What might be the outcome of the depoliticised system that the NCPO's draft constitution envisions? At best, it would be some version of guided democracy of the sort practiced in the 1980s: an unelected prime minister, a military-dominated appointed senate, and unstable coalitions. This is hardly a model of steady or clean government.

There are good reasons to doubt that such an anachronistic system would work in the years ahead without popular opposition. First, the years of semi-democracy coincided with blazing economic growth, which eased a multitude of government failings. But today, the era of double-digit GDP growth is over, the economic outlook bleak, and many sources of the malaise beyond the NCPO's control.

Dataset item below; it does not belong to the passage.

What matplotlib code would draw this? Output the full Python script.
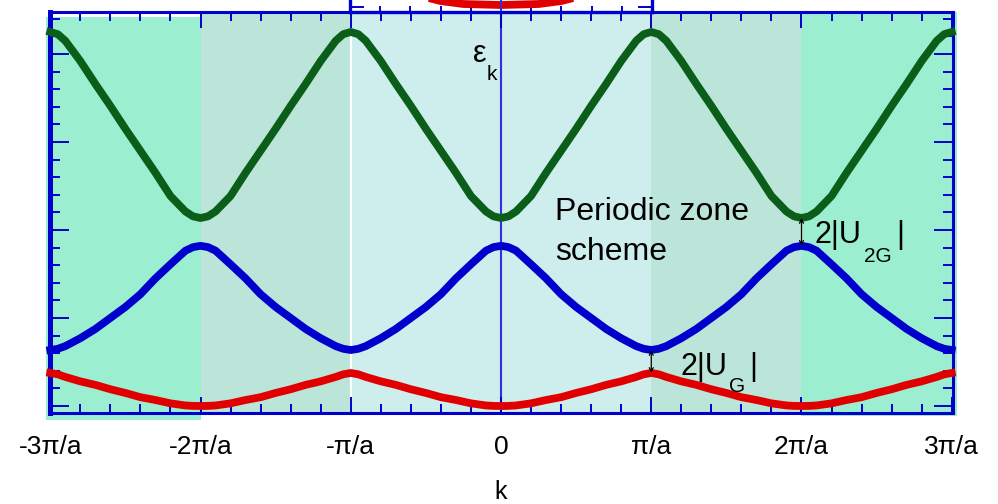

Second, the monarchy under King Bhumibol Adulyadej, now 88 and ailing, was at the pinnacle of its prestige and influence during the period of guided democracy. The NCPO, and any proxy government that follows it, will be increasingly bereft of the aura of legitimacy the monarchy once lent to military governments and unelected prime ministers. Writing at the end of the 1970s, the scholar JS Girling noted that there could be costs to using Nation, Religion and Monarchy to bolster the establishment:

(T)he more these 'institutions' are co-opted by the bureaucratic polity to cover up its own deficiencies, including its inability to cope with change, the more these institutions will lose their original, autonomous, 'pure' force, derived from being 'above the battle.' They will increasingly become part of 'politics' and will go the way of politics'.

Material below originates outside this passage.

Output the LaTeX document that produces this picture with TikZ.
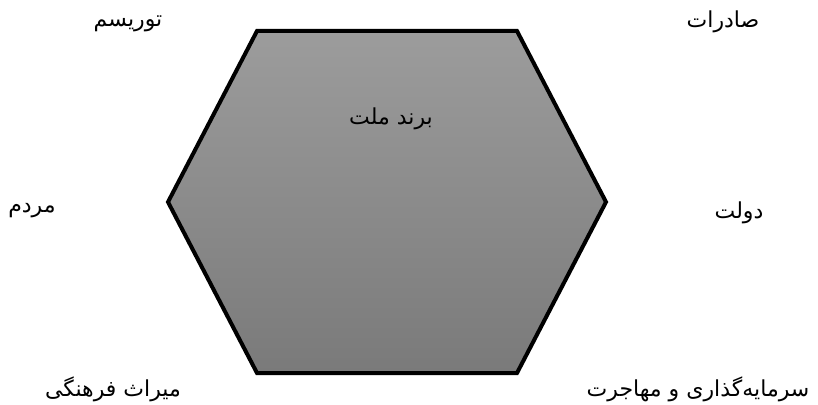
\documentclass[tikz,border=0pt]{standalone}
\usepackage{fontspec}
\TeXXeTstate=1
\newfontfamily\arabicfont[Script=Arabic]{DejaVu Sans}
\definecolor{hextop}{RGB}{156,156,156}
\definecolor{hexbot}{RGB}{122,122,122}
\begin{document}
\begin{tikzpicture}[x=1pt,y=-1pt,
  lbl/.style={font=\arabicfont\fontsize{22}{26}\selectfont, inner sep=0pt},
  hexshape/.style={draw=black, line width=4pt, line join=miter, top color=hextop, bottom color=hexbot}]
\useasboundingbox (0,0) rectangle (818,404);
\coordinate (h1) at (257,31);
\coordinate (h2) at (517,31);
\coordinate (h3) at (606,202);
\coordinate (h4) at (517,373);
\coordinate (h5) at (257,373);
\coordinate (h6) at (168,202);
\path[hexshape] (h1) -- (h2) -- (h3) -- (h4) -- (h5) -- (h6) -- cycle;
\node[lbl] (center) at (391,119) {\beginR برند ملت\endR};
\node[lbl] (tourism) at (128,24) {\beginR توریسم\endR};
\node[lbl] (export) at (723,22) {\beginR صادرات\endR};
\node[lbl] (people) at (32,211) {\beginR مردم\endR};
\node[lbl] (gov) at (739,213) {\beginR دولت\endR};
\node[lbl] (heritage) at (113,389) {\beginR میراث فرهنگی\endR};
\node[lbl] (invest) at (698,389) {\beginR سرمایه‌گذاری و مهاجرت\endR};
\end{tikzpicture}
\end{document}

The monarchy has demonstrated remarkable resilience in this role, but the past decade of conflict has seen the institution increasingly politicised, even at the popular level.

Third, the experience of voters with representative democracy, in choosing political leaders who implement policies that result in positive change in their lives, is indelible. Chai-anan Samudawanij, an experienced constitution drafter who supported the 2006 and 2014 coups, wrote in the late 1980s that once participatory political institutions demonstrated their value to people, the power of the deeply conservative bureaucratic polity would recede. Arguably, that is precisely what has happened, but rather than adapting to the new reality, the establishment, lead by the army, has dug in its heels and is now fighting desperately to preserve the status quo.

The popular protests of the past decade demonstrate that Thais want government that is just, transparent, efficient, and responsive. The most effective and sustainable way to combat the kind of corruption and abuse of power attributed to Thaksin is to strengthen the institutions and processes of representative government. It demands that society value the process of politics as well as the results of policy. It is an ongoing task, not to be achieved once-and-for-all with a constitutional silver bullet.